UM population studies experts share projections, outlook for 2030 count
June 15, 2022 By
The discovery that Mississippi’s actual population is significantly higher than 2020 U.S. Census numbers indicate could affect future federal funding and possibly other factors, according to University of Mississippi population studies experts.
Mississippi was among six states in which the Census Bureau reported found significant undercounting as part of its Post Enumeration Survey, a follow-up examination the bureau conducted for the 2020 Census and released recently.
The other states undercounted by the 2020 Census are Arkansas, Florida, Illinois, Tennessee and Texas; amounting to a total estimated undercount in the South of 1.85%. Mississippi experienced the third-highest undercount rate of 4.1%. Arkansas was undercounted by 5.04%, and Tennessee by 4.78%.
Census data released in late 2021 showed a dip in the state’s population by roughly 6,000 people over the last decade. But with an official population count of 2.95 million, a statewide miscount of 4% would mean Mississippi’s tally was off by about 118,000 people.
“We will absolutely miss out on dollars,” said Anne Cafer, director of the UM Center for Population Studies. “More than $20 million a year for the next 10 years. And that will be felt most acutely by the state’s most vulnerable residents.”
The newest estimates from the bureau’s survey indicates that children aged 0-4 were undercounted more than any other age groups, while those aged 18-24 were overcounted the most, followed by significant overcounts in the retirement-age population.
Along with the under-5 population, international immigrants; minority-identifying; Black/African American, American Indian, Hispanic/Latino and Asian/Pacific Islander non-English speaking households; rural populations; and people living in poverty are expected to be undercounted at the highest rate.
The cause of the undercount remains unclear. The report does not detail any potential causes of the undercount nor does it include information on possible overcounts or undercounts at a municipal or county level.
Census data can impact state and local projects such as redistricting, grant applications and economic development programs. A variety of state and local projects rely upon census data, including redistricting efforts, grant applications and economic development efforts.
“The center is responsible for outreach related to the Census,” Cafer said. “This new report doesn’t change that. We will continue to monitor reports coming from the Census Bureau and help local governments navigate a new data landscape.
“We are also reaching out to complementary offices in the state to understand how we provide a robust suite of support, reaching out to our networks of (State Data Center) SDC folks to see how they are troubleshooting this.
“As always, we will work to be proactive to our constituents’ needs. One of these efforts involves mapping out internal and external migration to understand population loss and gain on a micro level for better local decision-making.”
The undercounts may bring ramifications down the road for redistricting, said Matt Hancock, a research and development staffer in demography at the center. But he could not speculate concerning what these changes may actually be.
“I would guess that there will be a revived conversation around redistricting,” Hancock said. “For instance, it is expected that Texas and Florida may have missed out an additional congressional seat due to their miscount.
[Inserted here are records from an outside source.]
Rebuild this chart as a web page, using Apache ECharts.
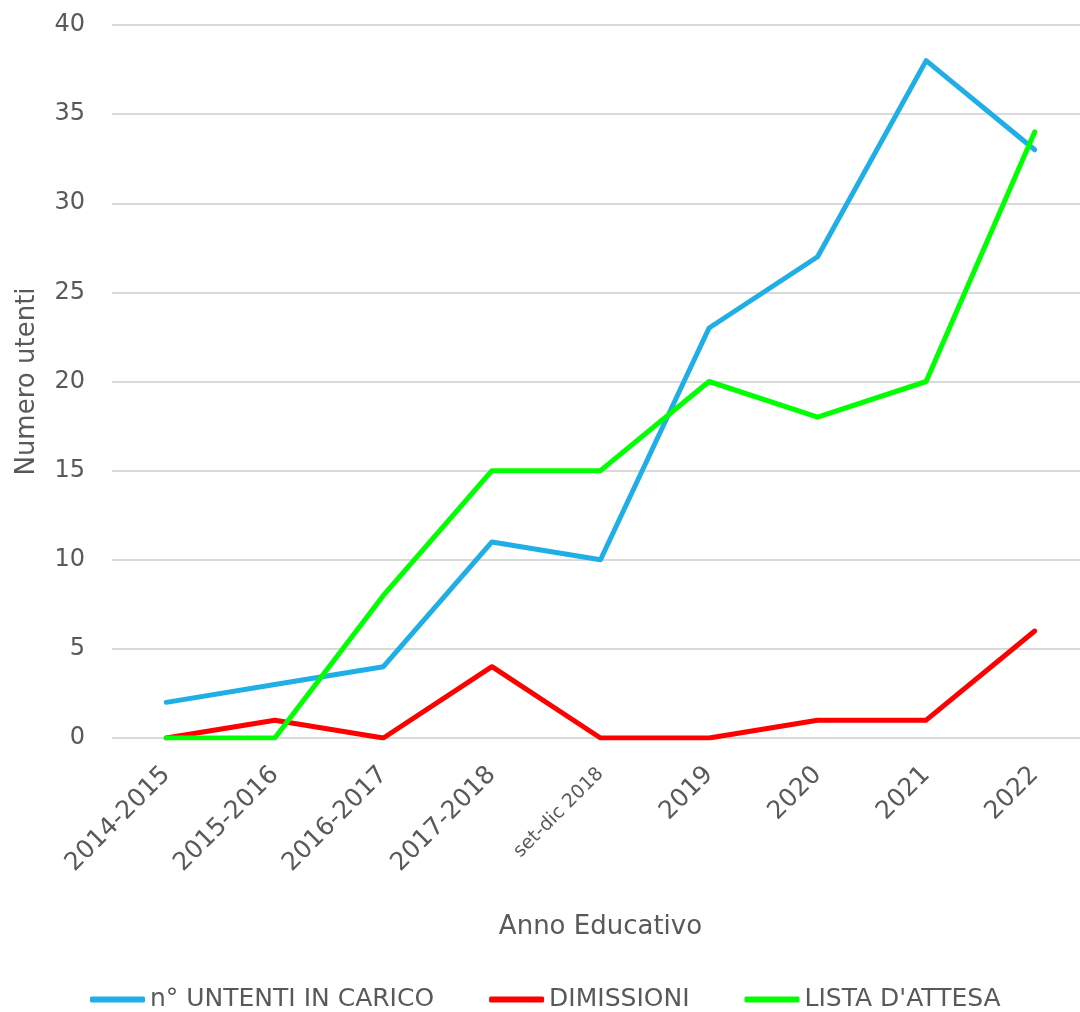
<!DOCTYPE html>
<html>
<head>
<meta charset="utf-8">
<script src="https://cdn.jsdelivr.net/npm/echarts@6/dist/echarts.min.js"></script>
<style>html,body{margin:0;padding:0;background:#fff;overflow:hidden}#c{width:1100px;height:1012px}</style>
</head>
<body>
<div id="c"></div>
<script>
const categories = ['2014-2015','2015-2016','2016-2017','2017-2018','set-dic 2018','2019','2020','2021','2022'];
const utentiInCarico = [2,3,4,11,10,23,27,38,33];
const dimissioni = [0,1,0,4,0,0,1,1,6];
const listaAttesa = [0,0,8,15,15,20,18,20,34];
const yTicks = {min:0, max:40, interval:5};

const FONT = '"DejaVu Sans", sans-serif';
const TXT = '#595959';
const chart = echarts.init(document.getElementById('c'));
function line(name, data, color){
  return {name, type:'line', data, symbol:'none', smooth:false,
    lineStyle:{color, width:5, cap:'round', join:'round'}, itemStyle:{color}};
}
chart.setOption({
  animation:false,
  textStyle:{fontFamily:FONT},
  grid:{left:112, width:977, top:25, height:713, containLabel:false},
  xAxis:{type:'category', data:categories, boundaryGap:true,
    name:'Anno Educativo', nameLocation:'middle', nameGap:176,
    nameTextStyle:{color:TXT, fontSize:26, fontFamily:FONT},
    axisLine:{show:false}, axisTick:{show:false},
    axisLabel:{rotate:45, margin:33, color:TXT, fontSize:25, fontFamily:FONT, interval:0,
      formatter:v => v === 'set-dic 2018' ? '{s|' + v + '}' : v,
      rich:{s:{fontSize:19, color:TXT, fontFamily:FONT}}}
  },
  yAxis:{type:'value', min:yTicks.min, max:yTicks.max, interval:yTicks.interval,
    name:'Numero utenti', nameLocation:'middle', nameGap:72, nameRotate:90,
    nameTextStyle:{color:TXT, fontSize:26, fontFamily:FONT},
    axisLine:{show:false}, axisTick:{show:false},
    axisLabel:{margin:27, color:TXT, fontSize:24, fontFamily:FONT},
    splitLine:{lineStyle:{color:'#d9d9d9', width:2}}
  },
  legend:{bottom:0, left:90, padding:0, itemWidth:55, itemHeight:6, itemGap:55,
    icon:'roundRect',
    textStyle:{color:TXT, fontSize:25, fontFamily:FONT},
    data:['n° UNTENTI IN CARICO','DIMISSIONI',"LISTA D'ATTESA"]},
  series:[
    line('n° UNTENTI IN CARICO', utentiInCarico, '#1FAEE6'),
    line('DIMISSIONI', dimissioni, '#FF0000'),
    line("LISTA D'ATTESA", listaAttesa, '#00FF00')
  ]
});
</script>
</body>
</html>
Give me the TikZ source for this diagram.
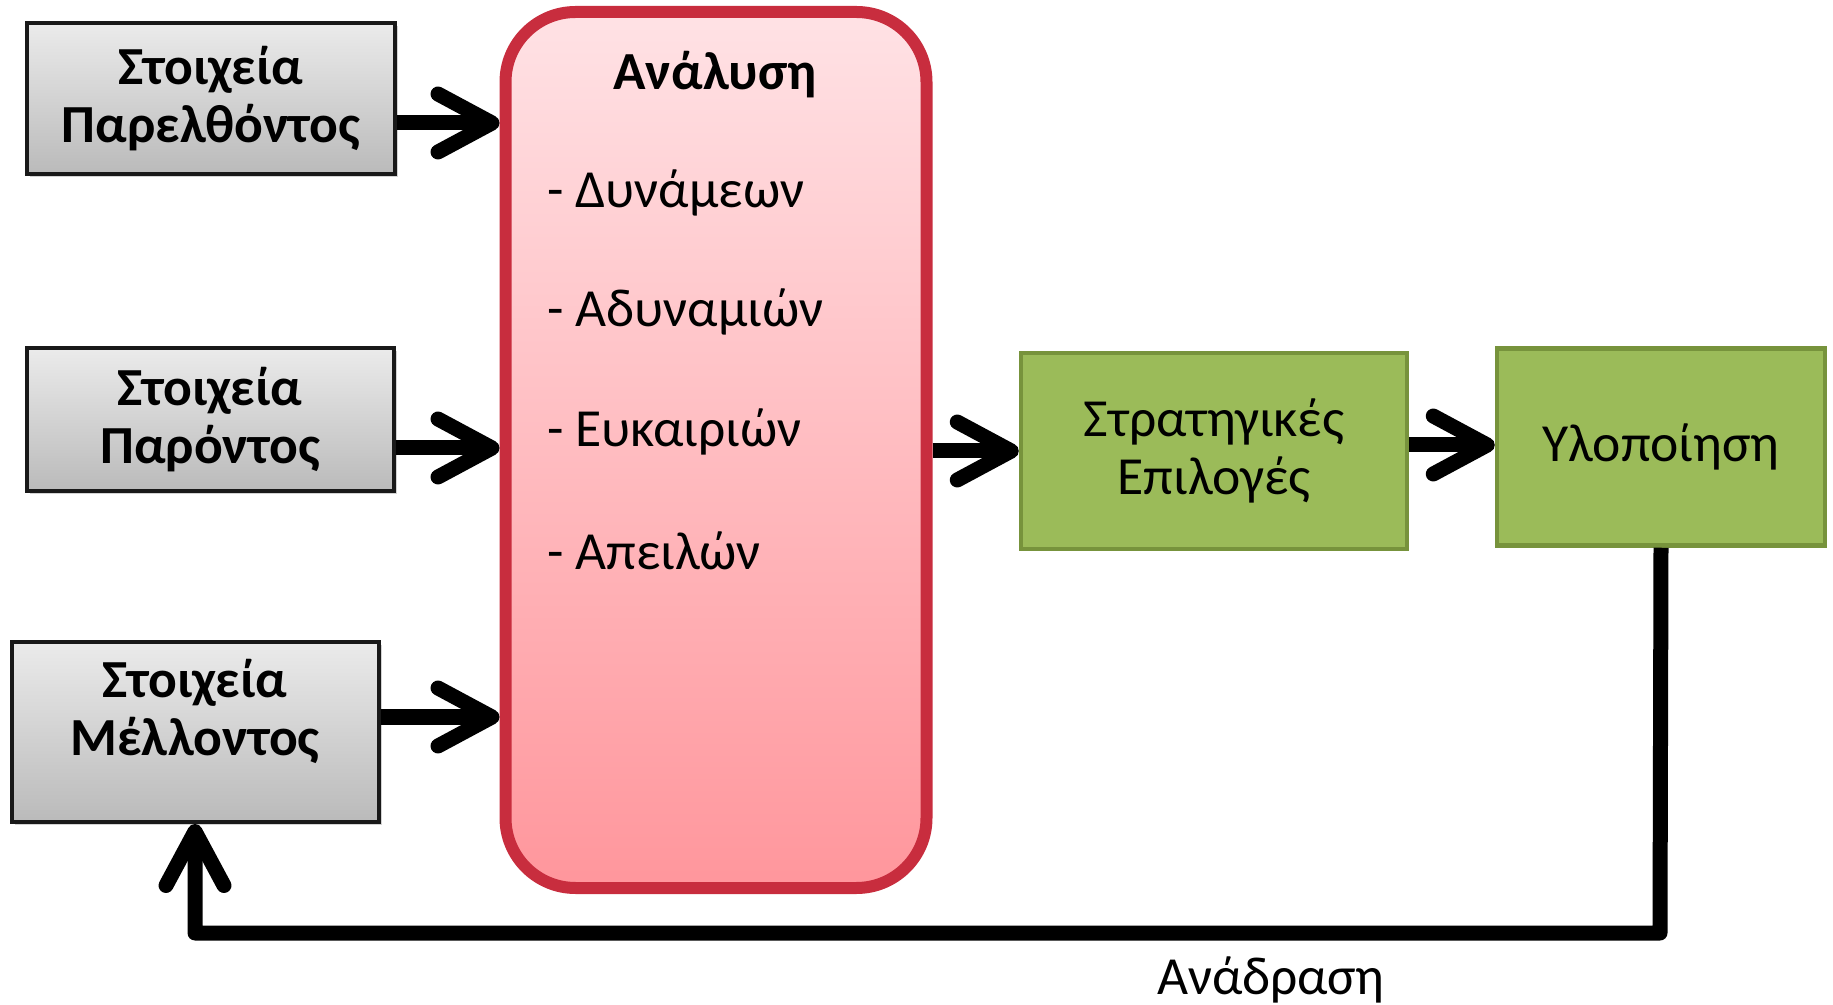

“While redistricting concerns may come up, all congressional redistricting was completed using the previously reported 2020 counts, and updates to those counts will not affect any apportionment or redistricting.”
The Mississippi Automated Resource Information System, housed at the Institutions of Higher Learning in Jackson, is helping to assemble a complete and clean statewide database of the local address for the 2030 census to avoid future undercounts. Although MARIS has no power to use the data it gathers and interprets to remedy undercounts or change policies, it can help the Census Bureau ensure that future counts are more accurate, said Jim Steil, MARIS director.
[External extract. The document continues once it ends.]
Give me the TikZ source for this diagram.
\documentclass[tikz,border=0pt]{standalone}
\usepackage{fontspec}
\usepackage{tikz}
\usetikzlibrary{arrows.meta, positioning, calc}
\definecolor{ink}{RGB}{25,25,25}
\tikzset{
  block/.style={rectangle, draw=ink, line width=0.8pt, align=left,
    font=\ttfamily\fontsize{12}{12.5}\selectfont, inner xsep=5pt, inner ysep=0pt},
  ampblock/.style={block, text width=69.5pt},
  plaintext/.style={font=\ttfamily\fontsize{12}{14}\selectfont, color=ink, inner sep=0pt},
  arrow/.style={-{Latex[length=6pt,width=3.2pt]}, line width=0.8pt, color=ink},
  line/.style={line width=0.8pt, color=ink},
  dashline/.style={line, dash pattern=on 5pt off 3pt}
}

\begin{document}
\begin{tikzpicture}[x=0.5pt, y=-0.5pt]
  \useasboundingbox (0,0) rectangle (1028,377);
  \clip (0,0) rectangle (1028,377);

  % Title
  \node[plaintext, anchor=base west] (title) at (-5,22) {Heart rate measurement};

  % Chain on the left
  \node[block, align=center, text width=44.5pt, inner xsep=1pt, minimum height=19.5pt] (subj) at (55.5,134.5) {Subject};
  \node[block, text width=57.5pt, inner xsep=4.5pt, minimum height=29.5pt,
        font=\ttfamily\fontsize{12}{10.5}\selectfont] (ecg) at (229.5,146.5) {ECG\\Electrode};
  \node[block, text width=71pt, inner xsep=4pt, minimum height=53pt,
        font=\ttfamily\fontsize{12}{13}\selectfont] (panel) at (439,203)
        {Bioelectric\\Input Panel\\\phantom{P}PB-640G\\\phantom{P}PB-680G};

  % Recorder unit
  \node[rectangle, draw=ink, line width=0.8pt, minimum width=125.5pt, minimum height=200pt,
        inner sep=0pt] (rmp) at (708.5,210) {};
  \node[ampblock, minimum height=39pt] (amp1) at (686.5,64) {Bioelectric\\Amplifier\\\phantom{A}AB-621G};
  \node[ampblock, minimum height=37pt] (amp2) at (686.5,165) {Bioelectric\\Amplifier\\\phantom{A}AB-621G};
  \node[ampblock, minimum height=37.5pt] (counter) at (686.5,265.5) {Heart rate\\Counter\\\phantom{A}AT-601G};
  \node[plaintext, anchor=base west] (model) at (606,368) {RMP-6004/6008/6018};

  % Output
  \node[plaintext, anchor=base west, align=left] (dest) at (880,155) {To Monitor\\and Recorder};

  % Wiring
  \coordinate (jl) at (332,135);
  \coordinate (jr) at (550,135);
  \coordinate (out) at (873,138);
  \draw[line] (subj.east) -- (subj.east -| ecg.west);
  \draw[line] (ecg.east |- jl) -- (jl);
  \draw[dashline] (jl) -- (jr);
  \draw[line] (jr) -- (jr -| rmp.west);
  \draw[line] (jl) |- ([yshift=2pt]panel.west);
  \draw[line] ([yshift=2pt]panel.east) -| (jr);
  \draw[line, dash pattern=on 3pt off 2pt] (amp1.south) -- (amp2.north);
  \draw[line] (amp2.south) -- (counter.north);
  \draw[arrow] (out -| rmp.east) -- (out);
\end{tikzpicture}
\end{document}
Mississippi’s population is typically considered undercounted because the state is largely rural and has a considerable number of people who want to be left alone and do not respond, he said.
The impact of the 2020 undercount on the state’s federal funding until the next census will be massive.
“Funding is what we lose while still having the full population to serve,” Steil said. “By not collecting data from all 87,000-plus new corrected addresses, the 118,000 residents, Mississippi loses over $4.6 million per year in potential federal formula funding, based solely on census population.
“That potential lost funding is repetitive for total loss of over $236 million to the state over the next 10 years.”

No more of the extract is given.